■ What this task involves
Give every line back verbatim, dropping all images.

■ Supplied information
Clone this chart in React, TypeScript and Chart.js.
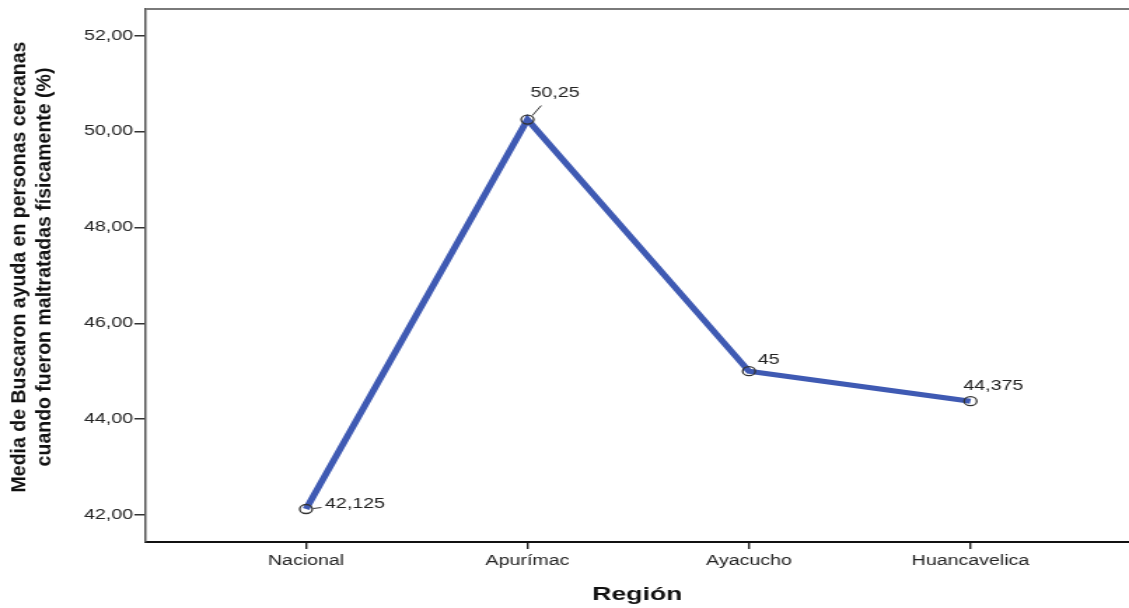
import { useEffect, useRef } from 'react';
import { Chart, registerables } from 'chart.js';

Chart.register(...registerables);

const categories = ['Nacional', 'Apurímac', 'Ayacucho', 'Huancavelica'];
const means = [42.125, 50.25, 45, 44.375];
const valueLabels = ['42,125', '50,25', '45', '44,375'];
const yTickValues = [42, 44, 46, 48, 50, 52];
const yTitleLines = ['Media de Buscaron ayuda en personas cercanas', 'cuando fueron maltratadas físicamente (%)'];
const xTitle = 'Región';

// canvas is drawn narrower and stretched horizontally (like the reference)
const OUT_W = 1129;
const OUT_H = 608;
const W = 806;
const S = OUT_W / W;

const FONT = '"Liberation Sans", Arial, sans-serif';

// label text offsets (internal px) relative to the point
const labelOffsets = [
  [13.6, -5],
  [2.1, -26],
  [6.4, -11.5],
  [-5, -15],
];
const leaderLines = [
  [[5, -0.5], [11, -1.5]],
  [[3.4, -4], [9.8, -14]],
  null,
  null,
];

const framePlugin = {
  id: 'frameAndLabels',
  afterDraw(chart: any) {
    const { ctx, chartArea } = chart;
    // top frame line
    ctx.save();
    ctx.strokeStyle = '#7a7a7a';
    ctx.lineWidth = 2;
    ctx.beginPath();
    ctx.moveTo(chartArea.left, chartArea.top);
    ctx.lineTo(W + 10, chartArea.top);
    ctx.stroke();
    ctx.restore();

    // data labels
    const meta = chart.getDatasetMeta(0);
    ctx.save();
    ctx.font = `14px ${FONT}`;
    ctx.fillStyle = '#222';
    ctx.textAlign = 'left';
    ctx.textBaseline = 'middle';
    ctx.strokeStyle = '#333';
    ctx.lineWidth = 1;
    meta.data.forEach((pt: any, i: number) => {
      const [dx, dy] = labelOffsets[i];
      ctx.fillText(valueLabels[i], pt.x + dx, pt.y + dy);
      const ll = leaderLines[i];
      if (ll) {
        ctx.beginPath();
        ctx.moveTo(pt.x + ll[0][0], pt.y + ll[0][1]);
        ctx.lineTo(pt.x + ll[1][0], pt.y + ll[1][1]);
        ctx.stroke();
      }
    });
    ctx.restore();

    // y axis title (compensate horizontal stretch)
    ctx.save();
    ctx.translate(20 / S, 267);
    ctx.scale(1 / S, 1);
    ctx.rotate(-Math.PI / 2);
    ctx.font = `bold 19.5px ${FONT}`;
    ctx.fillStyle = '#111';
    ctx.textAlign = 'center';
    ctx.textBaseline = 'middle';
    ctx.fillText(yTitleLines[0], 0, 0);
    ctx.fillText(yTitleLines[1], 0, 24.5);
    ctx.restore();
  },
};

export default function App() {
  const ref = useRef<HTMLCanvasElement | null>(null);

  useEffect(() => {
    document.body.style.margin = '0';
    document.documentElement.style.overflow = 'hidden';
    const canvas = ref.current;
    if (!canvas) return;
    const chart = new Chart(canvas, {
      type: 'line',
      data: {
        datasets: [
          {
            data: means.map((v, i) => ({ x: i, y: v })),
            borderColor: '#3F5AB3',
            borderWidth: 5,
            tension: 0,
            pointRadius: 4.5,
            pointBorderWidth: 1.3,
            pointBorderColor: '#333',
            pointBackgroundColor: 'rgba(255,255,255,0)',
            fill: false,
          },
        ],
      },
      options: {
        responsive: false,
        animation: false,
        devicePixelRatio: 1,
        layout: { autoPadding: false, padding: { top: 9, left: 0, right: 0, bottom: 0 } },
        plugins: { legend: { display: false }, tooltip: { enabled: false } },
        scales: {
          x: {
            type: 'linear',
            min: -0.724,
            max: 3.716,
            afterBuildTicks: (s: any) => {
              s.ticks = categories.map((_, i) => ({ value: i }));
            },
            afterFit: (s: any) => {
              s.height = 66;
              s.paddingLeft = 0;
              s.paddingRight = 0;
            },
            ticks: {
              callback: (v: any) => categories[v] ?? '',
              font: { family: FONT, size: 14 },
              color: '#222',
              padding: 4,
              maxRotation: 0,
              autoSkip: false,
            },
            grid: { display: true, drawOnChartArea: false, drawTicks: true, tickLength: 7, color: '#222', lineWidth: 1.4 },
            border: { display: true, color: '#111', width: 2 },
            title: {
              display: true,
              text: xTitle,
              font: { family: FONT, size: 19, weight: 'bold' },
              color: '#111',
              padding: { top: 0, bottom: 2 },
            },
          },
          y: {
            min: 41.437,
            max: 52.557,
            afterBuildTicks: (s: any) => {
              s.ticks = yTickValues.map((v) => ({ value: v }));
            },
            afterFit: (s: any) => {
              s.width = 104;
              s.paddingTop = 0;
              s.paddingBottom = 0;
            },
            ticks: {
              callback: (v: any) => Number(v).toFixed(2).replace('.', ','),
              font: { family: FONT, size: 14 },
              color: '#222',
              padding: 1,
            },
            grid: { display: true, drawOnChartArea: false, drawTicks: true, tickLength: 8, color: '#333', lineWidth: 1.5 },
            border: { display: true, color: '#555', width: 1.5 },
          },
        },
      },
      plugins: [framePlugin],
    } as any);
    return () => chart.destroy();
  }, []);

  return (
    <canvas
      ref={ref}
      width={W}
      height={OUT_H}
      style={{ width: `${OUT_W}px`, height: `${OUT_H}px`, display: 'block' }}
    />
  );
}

■ Response for this exercise
Clone this chart in React, TypeScript and Chart.js.
import { useEffect, useRef } from 'react';
import { Chart, registerables } from 'chart.js';

Chart.register(...registerables);

const categories = ['Nacional', 'Apurímac', 'Ayacucho', 'Huancavelica'];
const means = [42.125, 50.25, 45, 44.375];
const valueLabels = ['42,125', '50,25', '45', '44,375'];
const yTickValues = [42, 44, 46, 48, 50, 52];
const yTitleLines = ['Media de Buscaron ayuda en personas cercanas', 'cuando fueron maltratadas físicamente (%)'];
const xTitle = 'Región';

// canvas is drawn narrower and stretched horizontally (like the reference)
const OUT_W = 1129;
const OUT_H = 608;
const W = 806;
const S = OUT_W / W;

const FONT = '"Liberation Sans", Arial, sans-serif';

// label text offsets (internal px) relative to the point
const labelOffsets = [
  [13.6, -5],
  [2.1, -26],
  [6.4, -11.5],
  [-5, -15],
];
const leaderLines = [
  [[5, -0.5], [11, -1.5]],
  [[3.4, -4], [9.8, -14]],
  null,
  null,
];

const framePlugin = {
  id: 'frameAndLabels',
  afterDraw(chart: any) {
    const { ctx, chartArea } = chart;
    // top frame line
    ctx.save();
    ctx.strokeStyle = '#7a7a7a';
    ctx.lineWidth = 2;
    ctx.beginPath();
    ctx.moveTo(chartArea.left, chartArea.top);
    ctx.lineTo(W + 10, chartArea.top);
    ctx.stroke();
    ctx.restore();

    // data labels
    const meta = chart.getDatasetMeta(0);
    ctx.save();
    ctx.font = `14px ${FONT}`;
    ctx.fillStyle = '#222';
    ctx.textAlign = 'left';
    ctx.textBaseline = 'middle';
    ctx.strokeStyle = '#333';
    ctx.lineWidth = 1;
    meta.data.forEach((pt: any, i: number) => {
      const [dx, dy] = labelOffsets[i];
      ctx.fillText(valueLabels[i], pt.x + dx, pt.y + dy);
      const ll = leaderLines[i];
      if (ll) {
        ctx.beginPath();
        ctx.moveTo(pt.x + ll[0][0], pt.y + ll[0][1]);
        ctx.lineTo(pt.x + ll[1][0], pt.y + ll[1][1]);
        ctx.stroke();
      }
    });
    ctx.restore();

    // y axis title (compensate horizontal stretch)
    ctx.save();
    ctx.translate(20 / S, 267);
    ctx.scale(1 / S, 1);
    ctx.rotate(-Math.PI / 2);
    ctx.font = `bold 19.5px ${FONT}`;
    ctx.fillStyle = '#111';
    ctx.textAlign = 'center';
    ctx.textBaseline = 'middle';
    ctx.fillText(yTitleLines[0], 0, 0);
    ctx.fillText(yTitleLines[1], 0, 24.5);
    ctx.restore();
  },
};

export default function App() {
  const ref = useRef<HTMLCanvasElement | null>(null);

  useEffect(() => {
    document.body.style.margin = '0';
    document.documentElement.style.overflow = 'hidden';
    const canvas = ref.current;
    if (!canvas) return;
    const chart = new Chart(canvas, {
      type: 'line',
      data: {
        datasets: [
          {
            data: means.map((v, i) => ({ x: i, y: v })),
            borderColor: '#3F5AB3',
            borderWidth: 5,
            tension: 0,
            pointRadius: 4.5,
            pointBorderWidth: 1.3,
            pointBorderColor: '#333',
            pointBackgroundColor: 'rgba(255,255,255,0)',
            fill: false,
          },
        ],
      },
      options: {
        responsive: false,
        animation: false,
        devicePixelRatio: 1,
        layout: { autoPadding: false, padding: { top: 9, left: 0, right: 0, bottom: 0 } },
        plugins: { legend: { display: false }, tooltip: { enabled: false } },
        scales: {
          x: {
            type: 'linear',
            min: -0.724,
            max: 3.716,
            afterBuildTicks: (s: any) => {
              s.ticks = categories.map((_, i) => ({ value: i }));
            },
            afterFit: (s: any) => {
              s.height = 66;
              s.paddingLeft = 0;
              s.paddingRight = 0;
            },
            ticks: {
              callback: (v: any) => categories[v] ?? '',
              font: { family: FONT, size: 14 },
              color: '#222',
              padding: 4,
              maxRotation: 0,
              autoSkip: false,
            },
            grid: { display: true, drawOnChartArea: false, drawTicks: true, tickLength: 7, color: '#222', lineWidth: 1.4 },
            border: { display: true, color: '#111', width: 2 },
            title: {
              display: true,
              text: xTitle,
              font: { family: FONT, size: 19, weight: 'bold' },
              color: '#111',
              padding: { top: 0, bottom: 2 },
            },
          },
          y: {
            min: 41.437,
            max: 52.557,
            afterBuildTicks: (s: any) => {
              s.ticks = yTickValues.map((v) => ({ value: v }));
            },
            afterFit: (s: any) => {
              s.width = 104;
              s.paddingTop = 0;
              s.paddingBottom = 0;
            },
            ticks: {
              callback: (v: any) => Number(v).toFixed(2).replace('.', ','),
              font: { family: FONT, size: 14 },
              color: '#222',
              padding: 1,
            },
            grid: { display: true, drawOnChartArea: false, drawTicks: true, tickLength: 8, color: '#333', lineWidth: 1.5 },
            border: { display: true, color: '#555', width: 1.5 },
          },
        },
      },
      plugins: [framePlugin],
    } as any);
    return () => chart.destroy();
  }, []);

  return (
    <canvas
      ref={ref}
      width={W}
      height={OUT_H}
      style={{ width: `${OUT_W}px`, height: `${OUT_H}px`, display: 'block' }}
    />
  );
}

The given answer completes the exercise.